If you prefer a little hubbub and a redolent whiff of Steinbeck’s Cannery Row, the Portola Hotel & Spa might well be your cup of chowder. Located steps from the Old Fisherman’s Wharf and the Convention Center, the recently renovated hotel is airy and sunny and a mere five-minute drive from the incomparable Monterey Bay Aquarium. It’s refreshing to encounter sea creatures without tartar sauce or lemon wedges in the vicinity.
Truth be told, but for a nicely prepared fish and chips lunch at Flaherty’s in Carmel, it’s hard to find the sweet spot between high-end, avocado-toast emporia and the earthier taco and pizza joints flanking the Monterey Fairgrounds. My go-to is the slightly bougie Peppers MexiCali Café in Pacific Grove, known for its savory corn chowder and tart, blood-orange margaritas. The Whaling Station in downtown Monterey is an old-school, post-golf redoubt featuring aged prime steaks and plenty of contentious, bourbon-fueled repartee.

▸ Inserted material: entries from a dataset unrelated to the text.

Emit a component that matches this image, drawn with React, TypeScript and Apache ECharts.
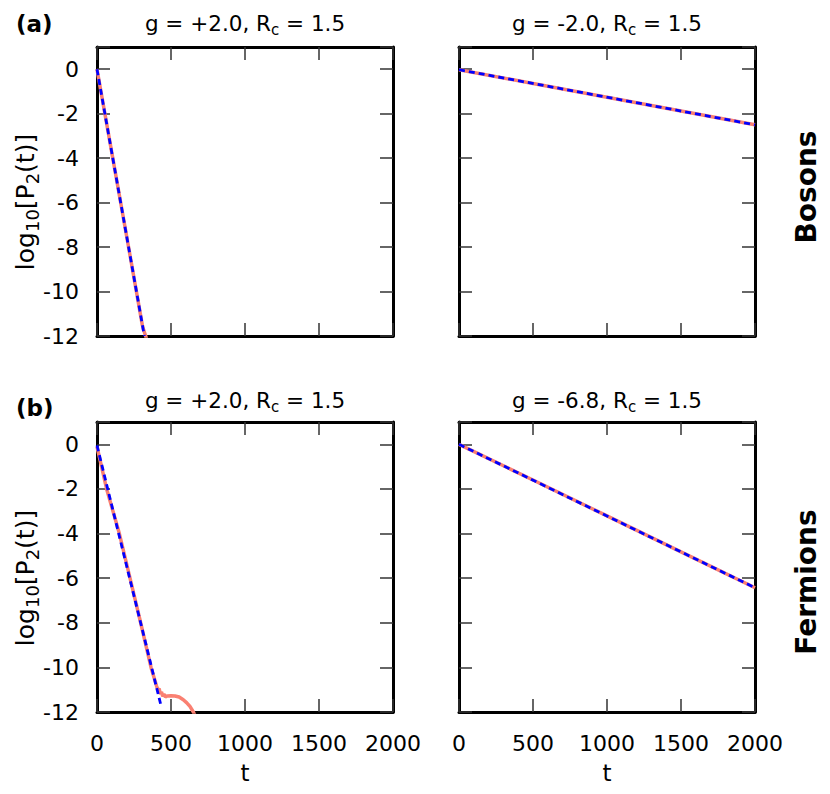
import React, { useEffect, useRef } from "react";
import * as echarts from "echarts";

// ---- data ----
const X_TICKS = [0, 500, 1000, 1500, 2000];
const Y_TICKS = [-12, -10, -8, -6, -4, -2, 0];

// (a) Bosons, g = +2.0
const BOS_POS_RED_T = [0, 100, 200, 306, 316, 329, 340];
const BOS_POS_RED_Y = [0, -3.75, -7.5, -11.5, -11.75, -12, -12.25];
const BOS_POS_BLUE_T = [0, 320];
const BOS_POS_BLUE_Y = [0, -12];

// (a) Bosons, g = -2.0
const BOS_NEG_RED_T = [0, 500, 1000, 1500, 2000];
const BOS_NEG_RED_Y = [-0.02, -0.64, -1.26, -1.88, -2.5];
const BOS_NEG_BLUE_T = [0, 2000];
const BOS_NEG_BLUE_Y = [-0.02, -2.5];

// (b) Fermions, g = +2.0
const FER_POS_RED_T = [0, 65, 151, 223, 295, 365, 403, 412, 420, 428, 436, 444, 452, 462, 475, 500, 527, 555, 583, 605, 628, 651, 665];
const FER_POS_RED_Y = [-0.1, -2, -4, -6, -8, -10, -10.85, -11.0, -10.95, -11.2, -11.1, -11.3, -11.2, -11.32, -11.28, -11.27, -11.28, -11.33, -11.45, -11.58, -11.75, -12, -12.2];
const FER_POS_BLUE_T = [0, 432];
const FER_POS_BLUE_Y = [-0.05, -11.7];

// (b) Fermions, g = -6.8
const FER_NEG_RED_T = [0, 500, 1000, 1500, 2000];
const FER_NEG_RED_Y = [0, -1.6, -3.21, -4.82, -6.43];
const FER_NEG_BLUE_T = [0, 2000];
const FER_NEG_BLUE_Y = [0, -6.43];

const TITLES = [
  ["g = +2.0, R", "c", " = 1.5"],
  ["g = -2.0, R", "c", " = 1.5"],
  ["g = +2.0, R", "c", " = 1.5"],
  ["g = -6.8, R", "c", " = 1.5"],
];
const PANEL_TAGS = ["(a)", "(b)"];
const ROW_NAMES = ["Bosons", "Fermions"];

const FONT = "DejaVu Sans";
const RED = "#fa8072";
const BLUE = "#0000ff";

const pairs = (t: number[], y: number[]) => t.map((v, i) => [v, y[i]]);

export default function App() {
  const ref = useRef<HTMLDivElement>(null);
  useEffect(() => {
    if (!ref.current) return;
    const chart = echarts.init(ref.current, null, { renderer: "svg" });

    const grids = [
      { left: 97, top: 47, width: 296, height: 289 },
      { left: 459, top: 47, width: 296, height: 289 },
      { left: 97, top: 422, width: 296, height: 290 },
      { left: 459, top: 422, width: 296, height: 290 },
    ];

    const axisLine = { show: true, onZero: false, lineStyle: { color: "#000", width: 3 } };
    const axisTick = { show: true, inside: true, length: 13, lineStyle: { color: "#333", width: 1.5 } };
    const labelStyle = { fontFamily: FONT, fontSize: 22, color: "#000" };

    const xAxis: any[] = [];
    const yAxis: any[] = [];
    grids.forEach((_, i) => {
      const showX = i >= 2;
      const showY = i % 2 === 0;
      xAxis.push({
        gridIndex: i, type: "value", position: "bottom", min: X_TICKS[0], max: X_TICKS[X_TICKS.length - 1], interval: 500,
        axisLine, axisTick, splitLine: { show: false },
        axisLabel: { show: showX, margin: 20, ...labelStyle, formatter: (v: number) => String(v) },
      });
      xAxis.push({
        gridIndex: i, type: "value", position: "top", min: X_TICKS[0], max: X_TICKS[X_TICKS.length - 1], interval: 500,
        axisLine, axisTick, splitLine: { show: false }, axisLabel: { show: false },
      });
      yAxis.push({
        gridIndex: i, type: "value", position: "left", min: Y_TICKS[0], max: 1, interval: 2,
        axisLine, axisTick, splitLine: { show: false },
        axisLabel: {
          show: showY, margin: 18, ...labelStyle,
          formatter: (v: number) => (Y_TICKS.indexOf(v) >= 0 ? String(v) : ""),
        },
      });
      yAxis.push({
        gridIndex: i, type: "value", position: "right", min: Y_TICKS[0], max: 1, interval: 2,
        axisLine, axisTick, splitLine: { show: false }, axisLabel: { show: false },
      });
    });

    const panels = [
      [BOS_POS_RED_T, BOS_POS_RED_Y, BOS_POS_BLUE_T, BOS_POS_BLUE_Y],
      [BOS_NEG_RED_T, BOS_NEG_RED_Y, BOS_NEG_BLUE_T, BOS_NEG_BLUE_Y],
      [FER_POS_RED_T, FER_POS_RED_Y, FER_POS_BLUE_T, FER_POS_BLUE_Y],
      [FER_NEG_RED_T, FER_NEG_RED_Y, FER_NEG_BLUE_T, FER_NEG_BLUE_Y],
    ];
    const series: any[] = [];
    panels.forEach((p, i) => {
      series.push({
        type: "line", xAxisIndex: 2 * i, yAxisIndex: 2 * i, data: pairs(p[0], p[1]),
        showSymbol: false, clip: true, z: 2,
        lineStyle: { color: RED, width: 3.5 },
      });
      series.push({
        type: "line", xAxisIndex: 2 * i, yAxisIndex: 2 * i, data: pairs(p[2], p[3]),
        showSymbol: false, clip: true, z: 3,
        lineStyle: { color: BLUE, width: 2.8, type: [6, 4] },
      });
    });

    const rich = (size: number, lh: number) => ({
      m: { fontFamily: FONT, fontSize: size, fill: "#000", lineHeight: lh },
      s: { fontFamily: FONT, fontSize: Math.round(size * 0.7), fill: "#000", verticalAlign: "bottom" },
    });

    const titlePos = [
      [245, 23], [607, 23], [245, 400], [607, 400],
    ];
    const graphic: any[] = [];
    TITLES.forEach((tt, i) => {
      graphic.push({
        type: "text", x: titlePos[i][0], y: titlePos[i][1],
        style: {
          text: `{m|${tt[0]}}{s|${tt[1]}}{m|${tt[2]}}`,
          rich: rich(21.5, 28), align: "center", verticalAlign: "middle",
        },
      });
    });
    [24, 408].forEach((y, i) => {
      graphic.push({
        type: "text", x: 16, y,
        style: { text: PANEL_TAGS[i], fontFamily: FONT, fontWeight: "bold", fontSize: 23, fill: "#000", align: "left", verticalAlign: "middle" },
      });
    });
    [202, 578].forEach((y) => {
      graphic.push({
        type: "text", x: 25, y, rotation: Math.PI / 2,
        style: {
          text: "{m|log}{s|10}{m|[P}{s|2}{m|(t)]}",
          rich: rich(25, 32), align: "center", verticalAlign: "middle",
        },
      });
    });
    [187, 582].forEach((y, i) => {
      graphic.push({
        type: "text", x: 806, y, rotation: Math.PI / 2,
        style: { text: ROW_NAMES[i], fontFamily: FONT, fontWeight: "bold", fontSize: 28, fill: "#000", align: "center", verticalAlign: "middle" },
      });
    });
    [245, 607].forEach((x) => {
      graphic.push({
        type: "text", x, y: 773,
        style: { text: "t", fontFamily: FONT, fontSize: 23, fill: "#000", align: "center", verticalAlign: "middle" },
      });
    });

    chart.setOption({
      animation: false,
      backgroundColor: "#fff",
      grid: grids,
      xAxis,
      yAxis,
      series,
      graphic,
    });
    return () => chart.dispose();
  }, []);
  return <div ref={ref} style={{ position: "absolute", left: 0, top: 0, width: 830, height: 794 }} />;
}
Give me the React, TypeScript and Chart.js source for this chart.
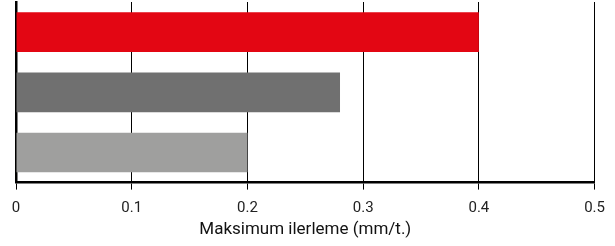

Warning: Those of us who live in a golf-centric universe would be well-advised to not miss the forest for the trees—literally and figuratively. An hour’s drive south of Monterey lands you in a bohemian time-capsule called Big Sur, where Henry Miller sought refuge from the madding crowd and pioneering psychonauts nibbled mind-bending mushrooms in the hot springs of the Esalen Retreat founded by Michael Murphy of Golf in the Kingdomfame. And although I personally consider hiking a true walk wasted, the Point Lobos State Reserve in Carmel affords encompassing views of the coastline and Pebble Beach itself.
One can save a few pennies visiting the area during the winter months when both temperatures and hotel prices dip a wee bit. April and May are also prime, with fewer tourists willing to battle the bone-rattling evening winds. And come late September, the pipe-and-goatee set assemble for the venerable Monterey Jazz Festival, a time to dispense with swing thoughts in favor of just plain swinging.